2015-05-14 Thread Tom Eugelink

Sorry it took me a while to respond, I had a talk to prepare for.

On 28-4-2015 08:22, Mario Torre wrote:

On Tue, 2015-04-21 at 09:52 +0200, Tom Eugelink wrote:

Totally off topic, I apologise, but the subscribers to this list are the type 
of people who may have the experience I seek.
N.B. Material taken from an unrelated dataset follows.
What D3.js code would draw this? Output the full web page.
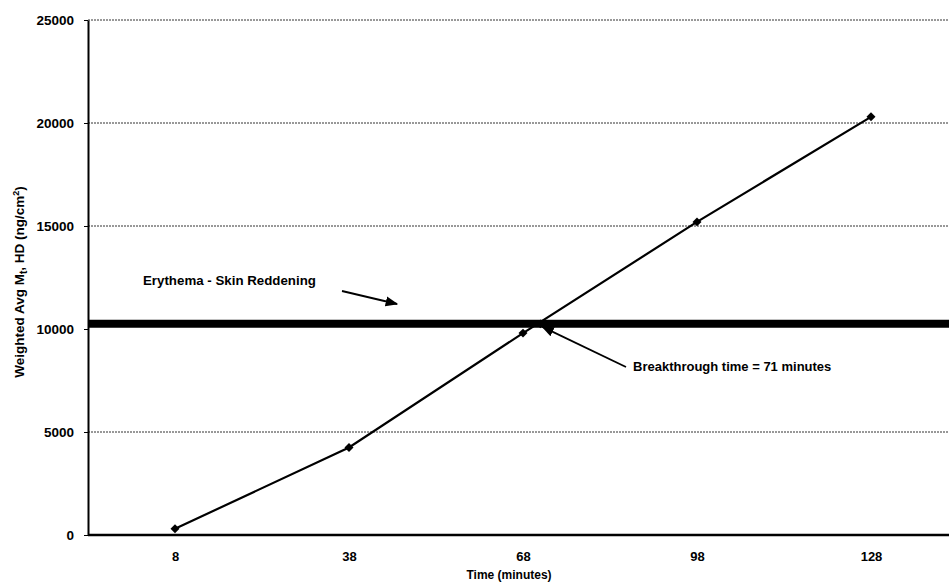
<!DOCTYPE html>
<html><head><meta charset="utf-8">
<script src="https://cdn.jsdelivr.net/npm/d3@7"></script>
<style>html,body{margin:0;padding:0;background:#fff;}svg{display:block;}</style>
</head><body>
<svg id="chart" width="949" height="584"></svg>
<script>
const times = [8, 38, 68, 98, 128];
const values = [300, 4250, 9800, 15200, 20300];
const breakthroughTime = 71;
const thresholdValue = 10250;
const xTicks = [8, 38, 68, 98, 128];
const yTicks = [0, 5000, 10000, 15000, 20000, 25000];
const gridValues = [5000, 15000, 20000, 25000];
const yTitle = "Weighted Avg M";
const yTitleSub = "t";
const yTitleRest = ", HD (ng/cm";
const xTitle = "Time (minutes)";
const noteErythema = "Erythema - Skin Reddening";
const noteBreak = "Breakthrough time = 71 minutes";

const svg = d3.select("#chart");
const font = "Arial, 'Liberation Sans', sans-serif";
const x = d3.scaleLinear().domain([-7, 143]).range([88, 958]);
const y = d3.scaleLinear().domain([0, 25000]).range([535, 20]);

svg.append("defs").append("marker").attr("id","ah").attr("viewBox","0 0 10 10")
  .attr("refX",9).attr("refY",5).attr("markerWidth",7).attr("markerHeight",7).attr("orient","auto")
  .append("path").attr("d","M0,1 L10,5 L0,9 Z").attr("fill","#000");

// gridlines
svg.append("g").selectAll("line").data(gridValues).join("line")
  .attr("x1", 88).attr("x2", 949).attr("y1", d=>y(d)).attr("y2", d=>y(d))
  .attr("stroke", "#333").attr("stroke-width", 1).attr("stroke-dasharray", "2,1");

// threshold line
svg.append("line").attr("x1", 88).attr("x2", 949)
  .attr("y1", y(thresholdValue)).attr("y2", y(thresholdValue))
  .attr("stroke", "#000").attr("stroke-width", 8);

// axes
const yAxis = d3.axisLeft(y).tickValues(yTicks).tickSize(4).tickSizeOuter(0).tickFormat(d3.format("d"));
const gy = svg.append("g").attr("transform","translate(88,0)").call(yAxis);
gy.select(".domain").attr("stroke-width", 2);
gy.selectAll("text").attr("font-family", font).attr("font-weight","bold").attr("font-size", 13.5).attr("x", -14);

const xAxis = d3.axisBottom(x).tickValues(xTicks).tickSize(0).tickSizeOuter(0);
const gx = svg.append("g").attr("transform","translate(0,535)").call(xAxis);
gx.select(".domain").attr("stroke-width", 2.5).attr("d","M88,0H949");
gx.selectAll("text").attr("font-family", font).attr("font-weight","bold").attr("font-size", 13).attr("dy", "1.75em");

// data line
const pts = times.map((t,i)=>({t, v: values[i]}));
svg.append("path").datum(pts)
  .attr("d", d3.line().x(d=>x(d.t)).y(d=>y(d.v)))
  .attr("fill","none").attr("stroke","#000").attr("stroke-width", 2.2);

const diamond = d3.symbol().type(d3.symbolSquare).size(40);
svg.append("g").selectAll("path").data(pts).join("path")
  .attr("d", diamond).attr("transform", d=>`translate(${x(d.t)},${y(d.v)}) rotate(45)`).attr("fill","#000");
svg.append("path").attr("d", diamond)
  .attr("transform", `translate(${x(breakthroughTime)},${y(thresholdValue)}) rotate(45)`).attr("fill","#000");

// annotations
svg.append("text").attr("x", 143).attr("y", 285).text(noteErythema)
  .attr("font-family", font).attr("font-weight","bold").attr("font-size", 13.3);
svg.append("line").attr("x1", 342).attr("y1", 291).attr("x2", 397).attr("y2", 304)
  .attr("stroke","#000").attr("stroke-width",1.8).attr("marker-end","url(#ah)");

svg.append("line").attr("x1", 626).attr("y1", 367).attr("x2", x(breakthroughTime)+2).attr("y2", y(thresholdValue)+3)
  .attr("stroke","#000").attr("stroke-width",1.8).attr("marker-end","url(#ah)");
svg.append("text").attr("x", 633).attr("y", 371).text(noteBreak)
  .attr("font-family", font).attr("font-weight","bold").attr("font-size", 13);

// axis titles
svg.append("text").attr("x", 509).attr("y", 579).attr("text-anchor","middle").text(xTitle)
  .attr("font-family", font).attr("font-weight","bold").attr("font-size", 12);

const yt = svg.append("text").attr("transform","translate(24,282) rotate(-90)").attr("text-anchor","middle")
  .attr("font-family", font).attr("font-weight","bold").attr("font-size", 13.5);
yt.append("tspan").text(yTitle);
yt.append("tspan").text(yTitleSub).attr("font-size", 10).attr("dy", 3);
yt.append("tspan").text(yTitleRest).attr("dy", -3);
yt.append("tspan").text("2").attr("font-size", 9).attr("dy", -5);
yt.append("tspan").text(")").attr("dy", 5);
</script>
</body></html>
I've been trying to pitch the concept of named parameters for Java 9, but 
somehow my JEP is never picked up. I emailed it in twice. Has anyone ever 
successfully handed in a JEP?
https://tbeernot.wordpress.com/2013/09/29/the-java-9-named-parameter-pitch/

Tom

I personally think this makes the language more verbose with little
benefit, but that's just me maybe.


That indeed is open for discussion.





A JEP usually means you will need to do the work yourself, unless you
can make such a strong case to get someone to work on the task for you
(one such example, lambdas). In that regard no one will pick up your
JEP, you need to actively push.


Hm, I'm not sure I should be working on the compiler, that is scary and daunting. But I 
did expect someone to respond on the handing in of the JEP, mainly based on quotes like 
this: /We use the current JEP Process to collect, review, sort, and evaluate 
proposals for enhancements to the JDK. The ongoing result of this process is the JDK 
Roadmap, a collection of feature ideas and other proposals for consideration by JDK 
Release Projects and related efforts./ But after your explanation and rereading the 
JEP 1 and 2 it seems real life is different from the mental image that this quote puts in 
my head.

Thanks for being so complete, I'll see what I can wrestle up via an discussion.

Tom


Re: Off topic: named parameters

2015-04-28 Thread Mario Torre
On Tue, 2015-04-21 at 09:52 +0200, Tom Eugelink wrote:
 Totally off topic, I apologise, but the subscribers to this list are the type 
 of people who may have the experience I seek.
 
 I've been trying to pitch the concept of named parameters for Java 9, but 
 somehow my JEP is never picked up. I emailed it in twice. Has anyone ever 
 successfully handed in a JEP?
 https://tbeernot.wordpress.com/2013/09/29/the-java-9-named-parameter-pitch/
 
 Tom

Hi Tom,

I personally think this makes the language more verbose with little
benefit, but that's just me maybe.

I don't see your JEP here:

http://openjdk.java.net/jeps/0

You can start off the discussion for a JEP over the mailing list that
more closely matches your change area, if there's no objection, you can
go on and create a bug on the OpenJDK bug database, from there you will
need discussions in order to move the bug to the next state.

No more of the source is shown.